日本でも、国会や内閣に関しては日本国憲法に規定があるが、「自民党の規約」に関して憲法には書いてないのと同じ理屈だ。

結果、もし習近平が二期以上、総書記でいたければ、党主席制度など復活させなくとも、党大会、あるいは選出母体である中共中央に諮れば良いだけである。国家主席の座は憲法の制約により引退したとしても、党の総書記でい続けることは可能だ。

ただその時に「党主席制度」を復活させれば、「国家主席」と「党主席」という、同じ「主席」の名称を持つ職位が二つ存在することになり、昔の「双主席」論議が、又もや持ち上がるだろう。

「双主席」時代に起きた文化大革命という悲劇が再び起きないように、鄧小平は敢えて「中共中央総書記、国家主席、中央軍事員会主席」の三つの座を「一人が担えば争いは起きない」と期待して、江沢民に全てを担わせた。それが腐敗天国を創りあげる源となっている。

中央軍事委員会には、もう一つの「主席」が

「主席」の職位にはもう一つ「中央軍事委員会主席」がある。

今年7月30日、中国人民解放軍建軍90周年記念の軍事パレードが内モンゴルの野戦場で行なわれた。2015年末日に断行された軍事大改革によって、軍の命令系統はすべてが中央軍事委員会の直属に置かれ、習近平・中央軍事委員会主席自身が軍の最高司令官と位置付けられた。それを具現化し印象づけるために、天安門広場ではなく野戦場を選んだ。

したがって、当然のことながら、中央軍事委員会主席と副主席を中心として軍事パレードが行なわれ、形式的なチャイナ・セブン(習近平政権の中共中央政治局常務委員会委員7名)が揃う形を取っていない。

そして兵士は、これまでの「首長」という言葉で習近平に敬意を表する代わりに「主席閣下」という名称で習近平の「皆さん、ご苦労様!」という挨拶に答えた。ここでいう「主席閣下」は「中央軍事委員会主席」のことで、「党主席」ではない。

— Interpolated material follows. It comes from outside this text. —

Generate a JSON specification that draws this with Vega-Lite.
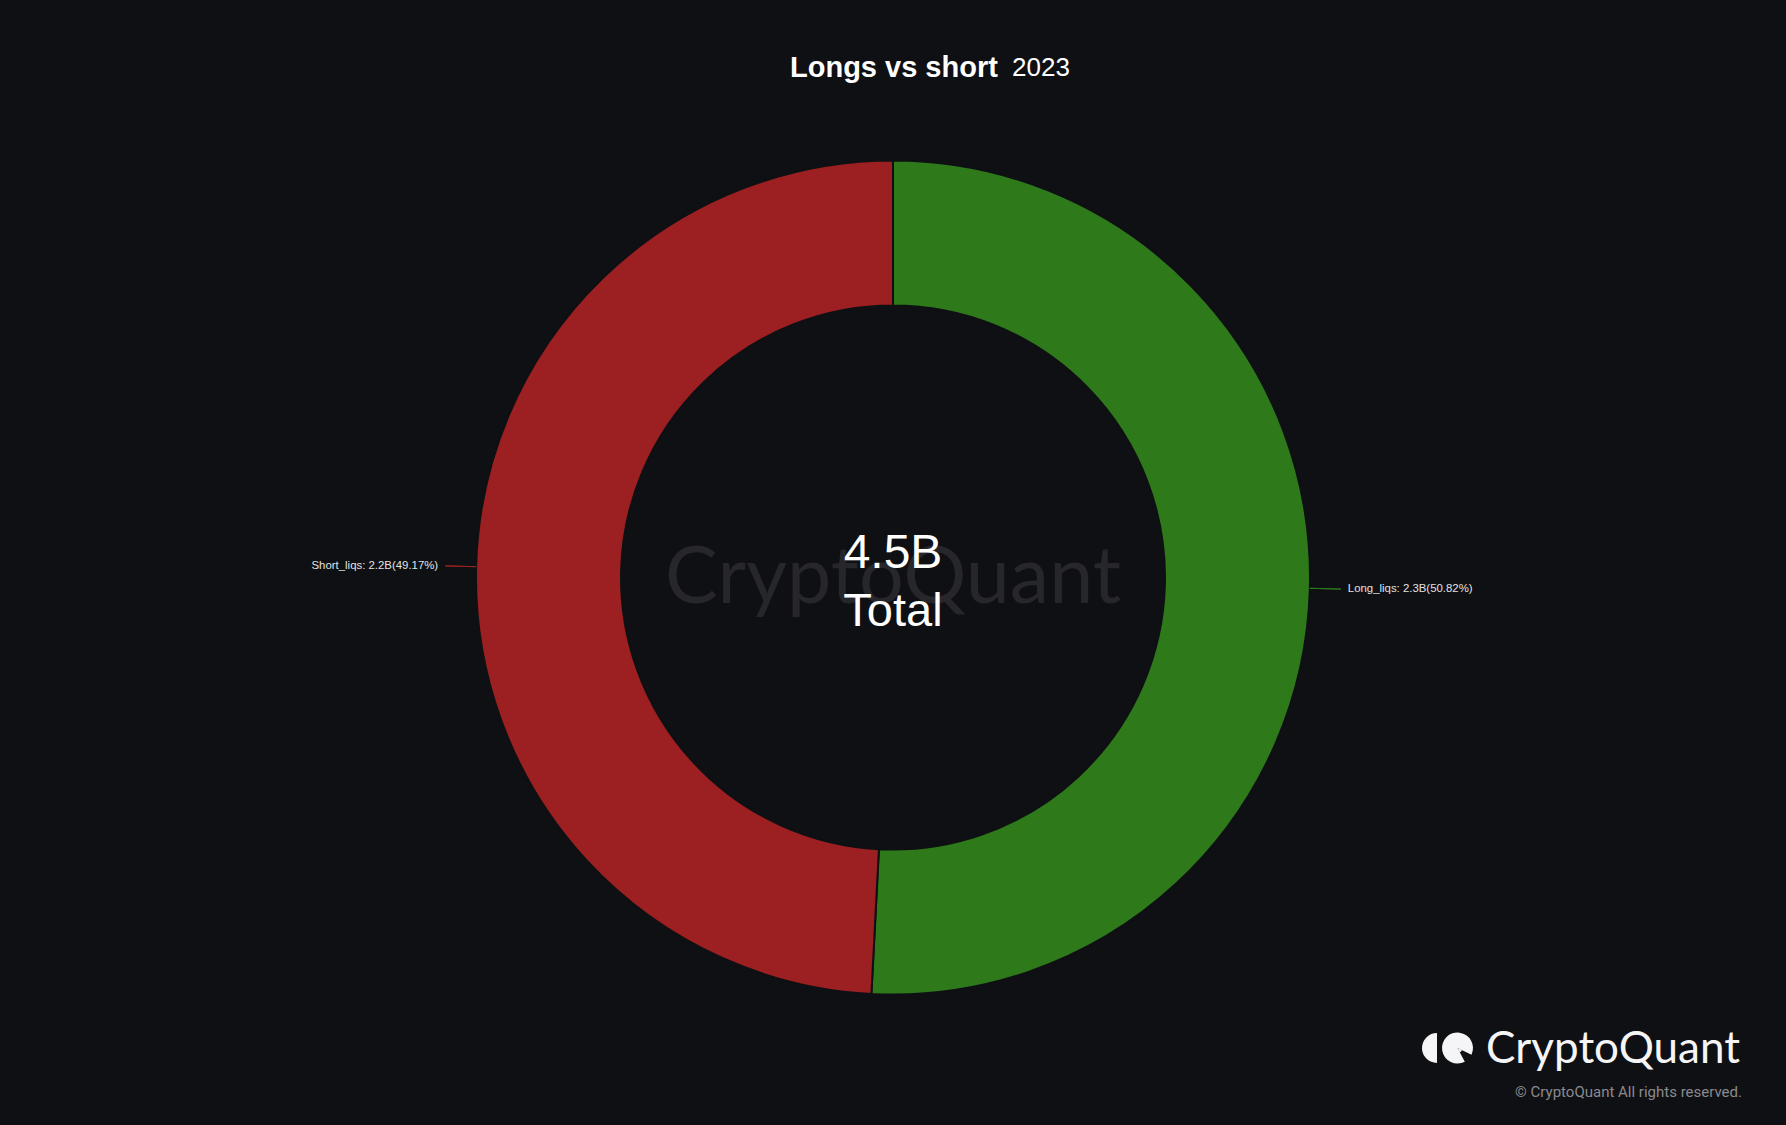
{
  "$schema": "https://vega.github.io/schema/vega-lite/v6.json",
  "width": 1786,
  "height": 935,
  "autosize": "none",
  "padding": {"top": 110, "bottom": 80, "left": 0, "right": 0},
  "background": "#0f1013",
  "config": {"view": {"stroke": null}},
  "title": {
    "text": "Longs vs short",
    "anchor": "middle",
    "align": "left",
    "dx": -103,
    "offset": -28,
    "font": "Liberation Sans",
    "fontSize": 29,
    "fontWeight": "bold",
    "color": "#ffffff"
  },
  "datasets": {
    "liqs": [
      {"type": "Long_liqs", "value": 2.2869, "label": "Long_liqs: 2.3B(50.82%)"},
      {"type": "Short_liqs", "value": 2.2127, "label": "Short_liqs: 2.2B(49.17%)"}
    ],
    "center": [{"line1": "4.5B", "line2": "Total", "year": "2023"}],
    "brand": [{"name": "CryptoQuant", "copy": "© CryptoQuant All rights reserved."}]
  },
  "layer": [
    {
      "data": {"name": "brand"},
      "mark": {"type": "text", "font": "Lato", "fontSize": 79, "color": "#26262b", "align": "center", "baseline": "alphabetic"},
      "encoding": {
        "x": {"value": {"expr": "width/2"}},
        "y": {"value": {"expr": "height/2 + 25"}},
        "text": {"field": "name"}
      }
    },
    {
      "data": {"name": "liqs"},
      "mark": {"type": "arc", "outerRadius": 417, "innerRadius": 272, "stroke": "#0f1013", "strokeWidth": 2},
      "encoding": {
        "theta": {"field": "value", "type": "quantitative", "stack": true},
        "color": {"field": "type", "type": "nominal", "scale": {"domain": ["Long_liqs", "Short_liqs"], "range": ["#2e7a1b", "#9c1f21"]}, "legend": null},
        "order": {"field": "type", "sort": "ascending"}
      }
    },
    {
      "data": {"name": "liqs"},
      "transform": [
        {"stack": "value", "groupby": [], "sort": [{"field": "type", "order": "ascending"}], "as": ["v0", "v1"]},
        {"fold": ["v0", "v1"], "as": ["k", "pos"]},
        {"aggregate": [{"op": "mean", "field": "pos", "as": "mid"}], "groupby": ["type", "label"]}
      ],
      "layer": [
        {
          "mark": {"type": "arc", "innerRadius": 417, "outerRadius": 448, "filled": false, "strokeWidth": 1},
          "encoding": {
            "theta": {"field": "mid", "type": "quantitative", "stack": null},
            "theta2": {"field": "mid"},
            "color": {"field": "type", "type": "nominal", "legend": null}
          }
        },
        {
          "mark": {"type": "text", "radius": 455, "font": "Liberation Sans", "fontSize": 11.4, "color": "#e2e2e2", "baseline": "middle", "align": {"expr": "datum.type === 'Long_liqs' ? 'left' : 'right'"}},
          "encoding": {
            "theta": {"field": "mid", "type": "quantitative", "stack": null},
            "text": {"field": "label"}
          }
        }
      ]
    },
    {
      "data": {"name": "center"},
      "layer": [
        {
          "mark": {"type": "text", "font": "Liberation Sans", "fontSize": 48, "color": "#ffffff", "align": "center", "baseline": "alphabetic"},
          "encoding": {
            "x": {"value": {"expr": "width/2"}},
            "y": {"value": {"expr": "height/2 - 10"}},
            "text": {"field": "line1"}
          }
        },
        {
          "mark": {"type": "text", "font": "Liberation Sans", "fontSize": 47, "color": "#ffffff", "align": "center", "baseline": "alphabetic"},
          "encoding": {
            "x": {"value": {"expr": "width/2"}},
            "y": {"value": {"expr": "height/2 + 48"}},
            "text": {"field": "line2"}
          }
        },
        {
          "mark": {"type": "text", "font": "Liberation Sans", "fontSize": 26, "color": "#ffffff", "align": "left", "baseline": "alphabetic"},
          "encoding": {
            "x": {"value": {"expr": "width/2 + 119"}},
            "y": {"value": -34},
            "text": {"field": "year"}
          }
        }
      ]
    },
    {
      "data": {"name": "brand"},
      "layer": [
        {
          "mark": {"type": "arc", "theta": 3.1416, "theta2": 6.2832, "outerRadius": 15, "innerRadius": 0, "color": "#f5f5f8"},
          "encoding": {
            "x": {"value": {"expr": "width - 349"}},
            "y": {"value": {"expr": "height + 3"}}
          }
        },
        {
          "mark": {"type": "arc", "theta": 2.65, "theta2": 8.3, "outerRadius": 15.5, "innerRadius": 0, "color": "#f5f5f8"},
          "encoding": {
            "x": {"value": {"expr": "width - 328.5"}},
            "y": {"value": {"expr": "height + 3"}}
          }
        },
        {
          "mark": {"type": "arc", "theta": 2.0, "theta2": 2.7, "outerRadius": 5, "innerRadius": 0, "color": "#f5f5f8"},
          "encoding": {
            "x": {"value": {"expr": "width - 328.5"}},
            "y": {"value": {"expr": "height + 3"}}
          }
        },
        {
          "mark": {"type": "text", "font": "Lato", "fontSize": 44, "color": "#f5f5f7", "align": "right", "baseline": "alphabetic"},
          "encoding": {
            "x": {"value": {"expr": "width - 46"}},
            "y": {"value": {"expr": "height + 18"}},
            "text": {"field": "name"}
          }
        },
        {
          "mark": {"type": "text", "font": "Roboto", "fontSize": 15, "color": "#8a8a8e", "align": "right", "baseline": "alphabetic"},
          "encoding": {
            "x": {"value": {"expr": "width - 44"}},
            "y": {"value": {"expr": "height + 52"}},
            "text": {"field": "copy"}
          }
        }
      ]
    }
  ]
}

しかし、これを以て、"毛沢東だけに与えられた「党主席」復活への闘いの烽火(のろし)だ"と分析した記事を見たことがある。おまけに"チャイナ・セブンが出席していないのがその証拠だ"という趣旨のことが書いてあったように思う。

権力闘争で全てを読み解こうとすると、こうした誤読をしてしまうのではないだろうか。

なお、中央軍事委員会主席の任期もまた、党規約には書かれていない。

したがって、現行の党規約のままで、中央軍事委員会主席の座を維持しようと思えばできる。